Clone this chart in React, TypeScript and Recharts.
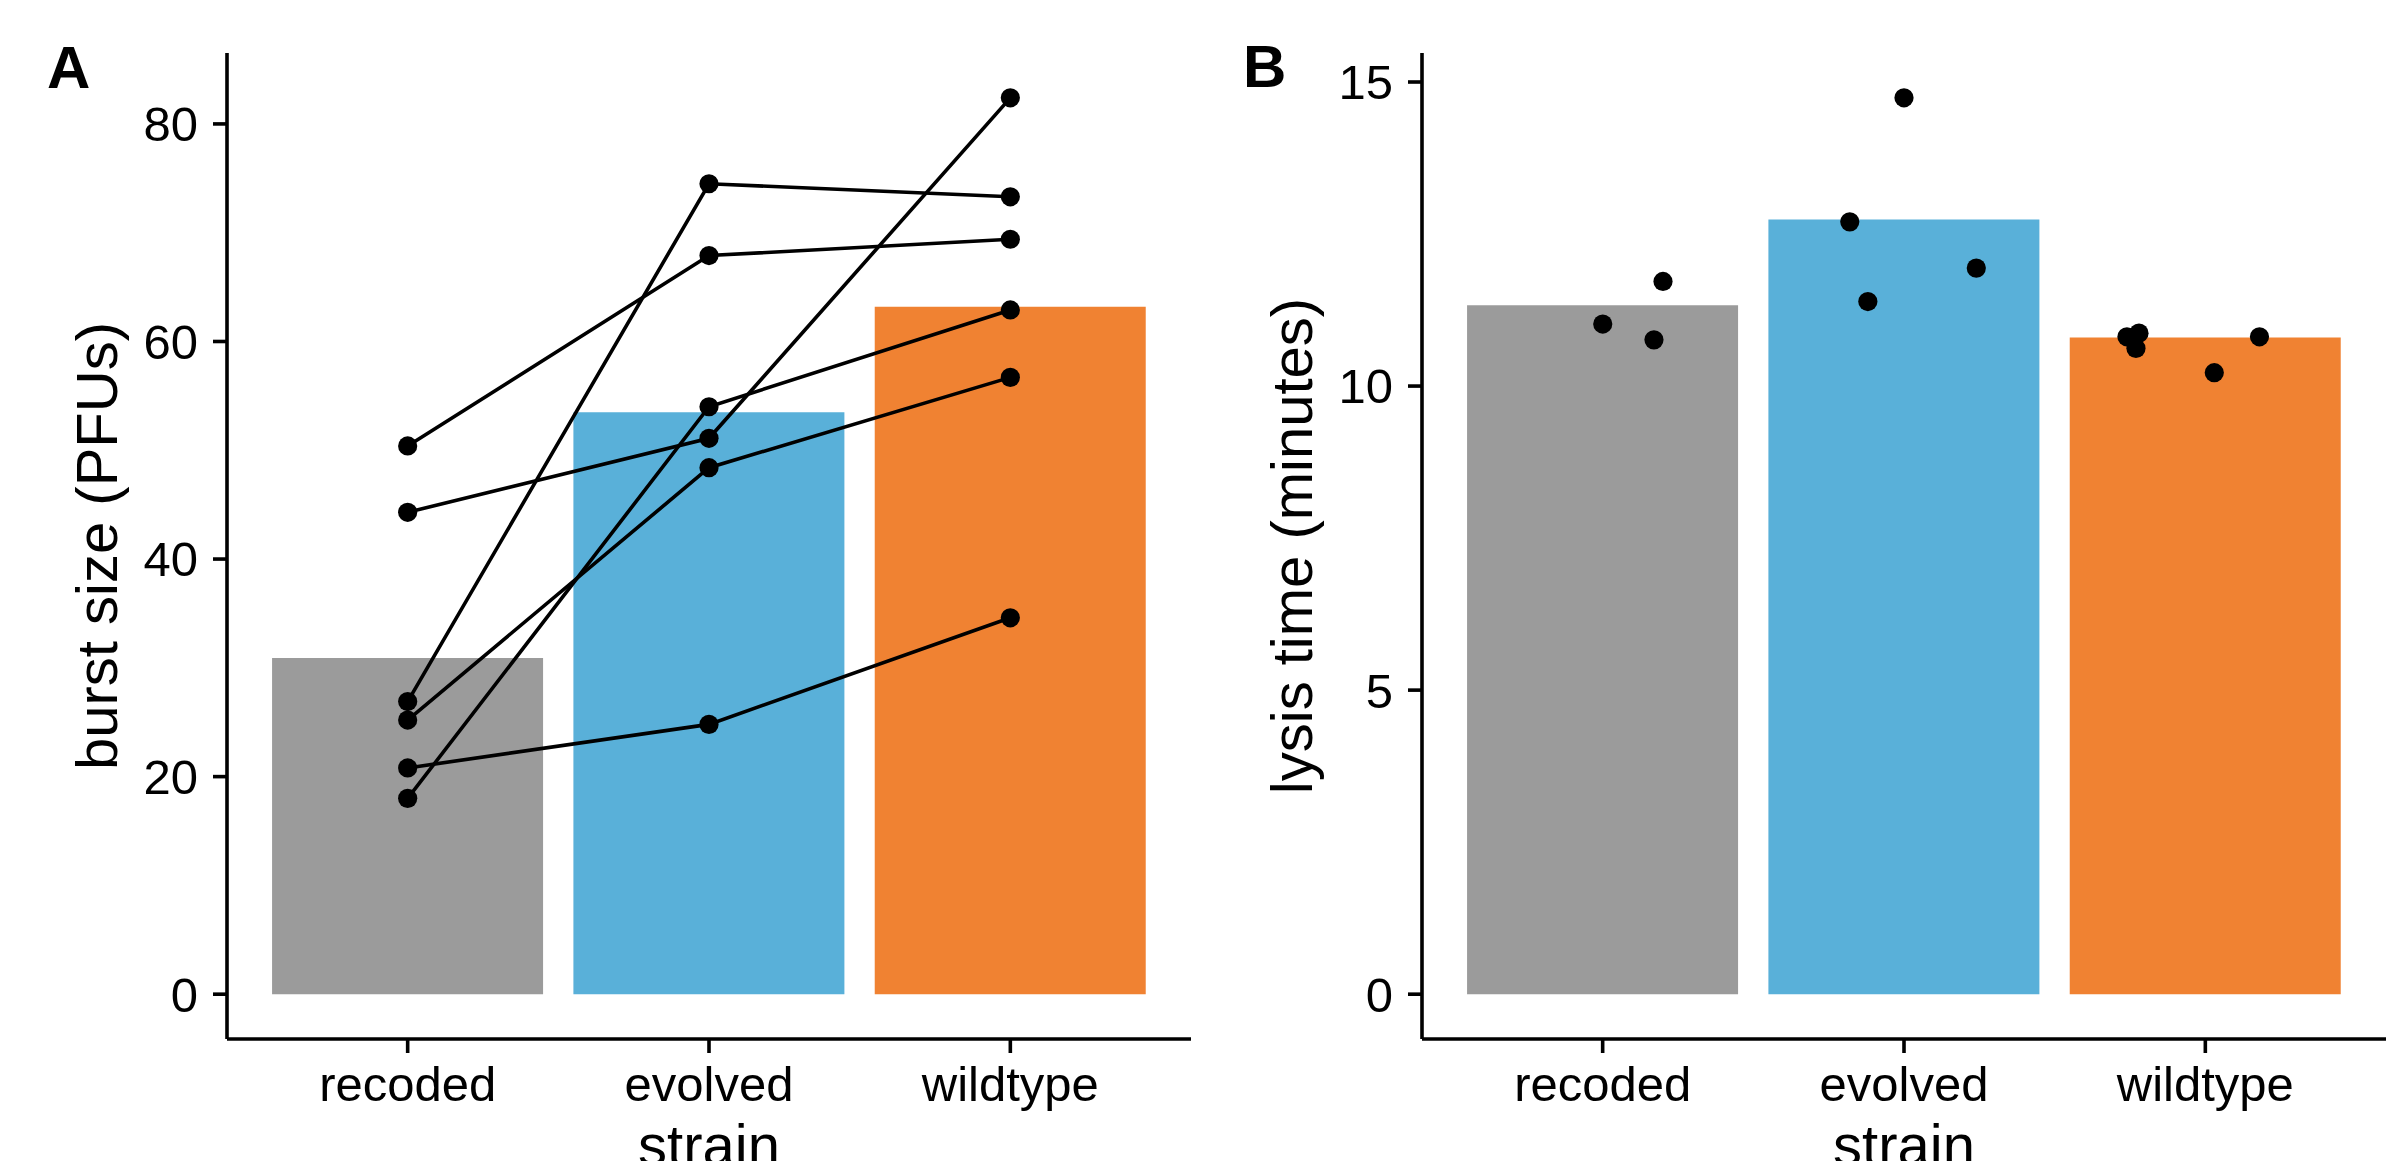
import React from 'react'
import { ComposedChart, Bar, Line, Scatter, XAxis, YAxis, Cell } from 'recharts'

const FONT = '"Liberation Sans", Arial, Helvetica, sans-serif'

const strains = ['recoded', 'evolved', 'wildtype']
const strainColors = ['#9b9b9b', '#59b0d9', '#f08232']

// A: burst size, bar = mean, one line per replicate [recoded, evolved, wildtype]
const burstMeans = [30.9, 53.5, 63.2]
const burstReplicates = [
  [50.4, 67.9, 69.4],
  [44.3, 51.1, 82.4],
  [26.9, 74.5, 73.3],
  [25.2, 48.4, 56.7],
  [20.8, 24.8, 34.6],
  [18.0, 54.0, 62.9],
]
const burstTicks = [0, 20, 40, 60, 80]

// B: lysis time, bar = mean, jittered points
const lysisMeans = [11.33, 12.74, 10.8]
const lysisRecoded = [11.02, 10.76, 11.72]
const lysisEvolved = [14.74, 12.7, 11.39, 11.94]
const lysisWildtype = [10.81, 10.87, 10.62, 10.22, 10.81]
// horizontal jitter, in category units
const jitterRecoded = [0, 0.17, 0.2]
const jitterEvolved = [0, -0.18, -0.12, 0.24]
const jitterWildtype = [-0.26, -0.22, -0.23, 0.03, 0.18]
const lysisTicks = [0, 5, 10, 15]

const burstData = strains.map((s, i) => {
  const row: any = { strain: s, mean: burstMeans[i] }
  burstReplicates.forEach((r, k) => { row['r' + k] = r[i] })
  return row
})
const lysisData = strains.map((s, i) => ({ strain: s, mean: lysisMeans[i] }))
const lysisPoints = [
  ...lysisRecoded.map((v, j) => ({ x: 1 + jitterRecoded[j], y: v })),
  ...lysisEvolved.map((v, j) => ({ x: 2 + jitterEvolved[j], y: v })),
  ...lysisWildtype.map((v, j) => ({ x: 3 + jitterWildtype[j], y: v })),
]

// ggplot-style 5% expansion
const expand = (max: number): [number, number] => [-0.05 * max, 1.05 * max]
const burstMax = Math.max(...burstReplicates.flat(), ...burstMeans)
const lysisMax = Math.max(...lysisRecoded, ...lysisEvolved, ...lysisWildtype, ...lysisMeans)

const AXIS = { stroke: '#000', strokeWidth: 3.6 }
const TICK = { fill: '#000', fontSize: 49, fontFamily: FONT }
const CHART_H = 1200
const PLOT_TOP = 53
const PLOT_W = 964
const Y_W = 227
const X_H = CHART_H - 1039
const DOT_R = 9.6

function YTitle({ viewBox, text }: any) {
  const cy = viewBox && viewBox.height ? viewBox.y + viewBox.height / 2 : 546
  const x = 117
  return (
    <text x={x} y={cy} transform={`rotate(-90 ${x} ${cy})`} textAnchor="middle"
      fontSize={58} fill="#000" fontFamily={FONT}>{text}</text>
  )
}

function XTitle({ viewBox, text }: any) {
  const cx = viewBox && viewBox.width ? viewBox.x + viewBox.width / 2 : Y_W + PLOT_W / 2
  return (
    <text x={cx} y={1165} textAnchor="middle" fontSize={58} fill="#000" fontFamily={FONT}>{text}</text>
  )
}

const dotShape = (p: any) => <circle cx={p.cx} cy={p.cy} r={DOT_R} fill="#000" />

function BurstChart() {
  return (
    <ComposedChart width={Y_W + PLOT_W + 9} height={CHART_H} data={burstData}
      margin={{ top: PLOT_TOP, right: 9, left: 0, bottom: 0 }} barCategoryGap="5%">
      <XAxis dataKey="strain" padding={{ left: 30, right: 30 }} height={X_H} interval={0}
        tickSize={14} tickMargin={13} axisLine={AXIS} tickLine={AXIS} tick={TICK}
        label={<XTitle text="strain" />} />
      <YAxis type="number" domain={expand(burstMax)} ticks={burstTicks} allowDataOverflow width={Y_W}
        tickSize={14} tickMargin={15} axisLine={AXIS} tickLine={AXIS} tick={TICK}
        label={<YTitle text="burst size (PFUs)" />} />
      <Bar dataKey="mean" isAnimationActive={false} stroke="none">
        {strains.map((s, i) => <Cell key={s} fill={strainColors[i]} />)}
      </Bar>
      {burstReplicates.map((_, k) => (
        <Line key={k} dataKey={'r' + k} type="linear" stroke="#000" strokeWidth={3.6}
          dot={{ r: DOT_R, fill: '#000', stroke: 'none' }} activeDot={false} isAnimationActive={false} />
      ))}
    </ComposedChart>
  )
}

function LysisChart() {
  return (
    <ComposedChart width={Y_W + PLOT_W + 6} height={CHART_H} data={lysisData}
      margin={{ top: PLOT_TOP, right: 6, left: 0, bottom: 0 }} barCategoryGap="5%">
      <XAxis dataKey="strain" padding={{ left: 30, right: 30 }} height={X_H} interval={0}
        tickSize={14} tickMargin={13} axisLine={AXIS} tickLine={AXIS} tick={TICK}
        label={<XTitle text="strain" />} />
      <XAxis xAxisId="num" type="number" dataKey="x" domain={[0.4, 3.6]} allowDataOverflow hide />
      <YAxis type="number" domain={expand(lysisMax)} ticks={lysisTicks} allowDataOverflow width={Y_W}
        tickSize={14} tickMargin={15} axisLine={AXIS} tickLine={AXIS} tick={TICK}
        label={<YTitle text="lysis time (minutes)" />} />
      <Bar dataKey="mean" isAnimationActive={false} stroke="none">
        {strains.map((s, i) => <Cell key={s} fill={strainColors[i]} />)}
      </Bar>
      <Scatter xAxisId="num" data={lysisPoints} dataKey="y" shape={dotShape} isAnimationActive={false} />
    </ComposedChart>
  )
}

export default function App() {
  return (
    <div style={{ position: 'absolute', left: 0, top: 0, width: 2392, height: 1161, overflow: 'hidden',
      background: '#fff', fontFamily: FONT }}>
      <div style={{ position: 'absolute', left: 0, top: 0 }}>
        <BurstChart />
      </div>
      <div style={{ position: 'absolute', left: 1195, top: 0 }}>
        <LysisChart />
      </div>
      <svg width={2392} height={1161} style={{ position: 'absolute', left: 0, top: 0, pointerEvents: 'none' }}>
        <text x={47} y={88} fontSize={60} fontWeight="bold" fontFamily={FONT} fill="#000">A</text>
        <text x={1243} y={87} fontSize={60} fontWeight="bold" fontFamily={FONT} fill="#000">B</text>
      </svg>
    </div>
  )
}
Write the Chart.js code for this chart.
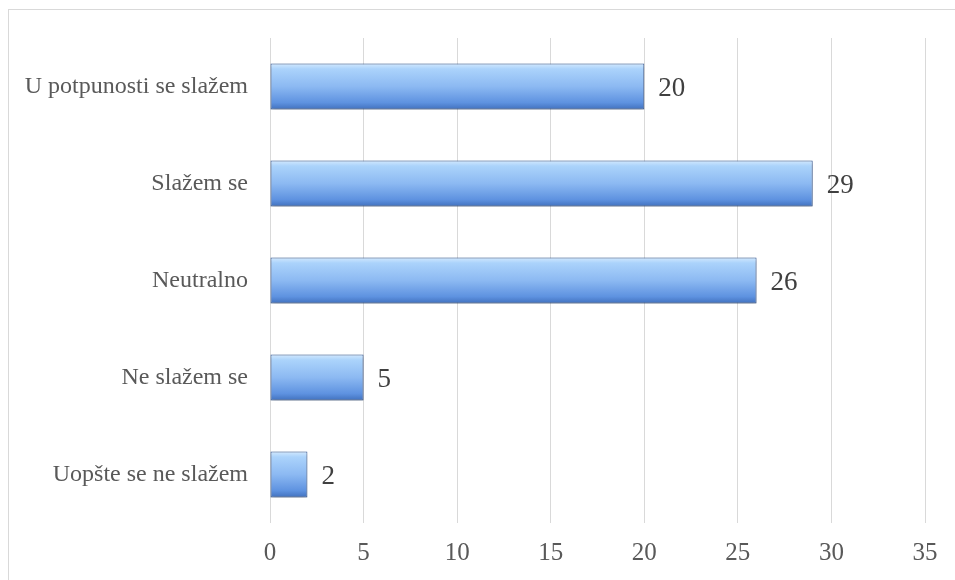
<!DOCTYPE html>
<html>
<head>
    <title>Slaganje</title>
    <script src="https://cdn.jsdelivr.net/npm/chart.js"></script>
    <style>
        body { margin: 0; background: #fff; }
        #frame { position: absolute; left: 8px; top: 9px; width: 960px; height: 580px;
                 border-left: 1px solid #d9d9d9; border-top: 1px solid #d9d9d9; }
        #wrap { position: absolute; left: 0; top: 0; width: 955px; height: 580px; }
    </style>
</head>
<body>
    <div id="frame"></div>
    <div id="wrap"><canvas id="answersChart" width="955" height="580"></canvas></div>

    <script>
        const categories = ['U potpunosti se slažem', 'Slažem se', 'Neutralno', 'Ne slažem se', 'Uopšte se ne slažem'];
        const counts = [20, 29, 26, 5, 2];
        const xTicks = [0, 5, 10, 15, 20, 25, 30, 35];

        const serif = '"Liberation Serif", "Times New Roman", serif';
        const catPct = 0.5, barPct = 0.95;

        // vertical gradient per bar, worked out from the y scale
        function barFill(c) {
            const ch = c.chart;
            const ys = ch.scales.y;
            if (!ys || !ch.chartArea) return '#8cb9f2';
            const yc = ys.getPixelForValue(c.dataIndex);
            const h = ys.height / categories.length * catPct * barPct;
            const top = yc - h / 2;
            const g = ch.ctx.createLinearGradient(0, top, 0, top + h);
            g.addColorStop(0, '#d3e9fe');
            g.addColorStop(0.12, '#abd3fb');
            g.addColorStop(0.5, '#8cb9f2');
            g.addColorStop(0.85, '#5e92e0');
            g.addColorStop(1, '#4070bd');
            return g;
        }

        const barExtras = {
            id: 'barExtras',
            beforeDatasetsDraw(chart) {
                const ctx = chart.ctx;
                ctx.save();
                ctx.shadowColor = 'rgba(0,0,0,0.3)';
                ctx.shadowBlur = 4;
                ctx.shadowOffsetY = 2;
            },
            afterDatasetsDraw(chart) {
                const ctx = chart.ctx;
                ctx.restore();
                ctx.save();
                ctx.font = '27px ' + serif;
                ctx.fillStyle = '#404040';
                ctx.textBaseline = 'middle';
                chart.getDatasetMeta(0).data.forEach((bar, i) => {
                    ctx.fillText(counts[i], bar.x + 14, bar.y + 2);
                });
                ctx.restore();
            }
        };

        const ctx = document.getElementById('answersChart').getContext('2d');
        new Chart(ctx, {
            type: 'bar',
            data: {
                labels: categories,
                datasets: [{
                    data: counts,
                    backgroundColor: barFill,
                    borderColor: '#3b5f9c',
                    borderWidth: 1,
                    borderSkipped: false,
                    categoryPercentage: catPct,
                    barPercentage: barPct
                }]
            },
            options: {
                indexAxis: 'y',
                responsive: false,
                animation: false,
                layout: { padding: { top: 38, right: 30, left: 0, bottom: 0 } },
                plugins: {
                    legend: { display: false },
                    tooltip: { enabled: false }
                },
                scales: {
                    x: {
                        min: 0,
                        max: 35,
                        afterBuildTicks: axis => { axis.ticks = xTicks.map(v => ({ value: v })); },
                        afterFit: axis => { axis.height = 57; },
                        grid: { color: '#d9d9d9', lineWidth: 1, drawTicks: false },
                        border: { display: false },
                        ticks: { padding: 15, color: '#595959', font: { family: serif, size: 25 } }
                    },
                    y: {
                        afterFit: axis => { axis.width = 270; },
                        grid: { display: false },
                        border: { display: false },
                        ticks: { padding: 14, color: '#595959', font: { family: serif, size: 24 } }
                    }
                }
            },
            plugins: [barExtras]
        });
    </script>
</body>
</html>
────────────────
### What you are asked to do
With all pictures left out, please transcribe exactly the lines from the start of the material through the line with "Arial, Helvetica, sans-serif'".

### Exercise solution
Clone this chart in React, TypeScript and Recharts.
import React from 'react'
import { ComposedChart, Bar, Line, Scatter, XAxis, YAxis, Cell } from 'recharts'

const FONT = '"Liberation Sans", Arial, Helvetica, sans-serif'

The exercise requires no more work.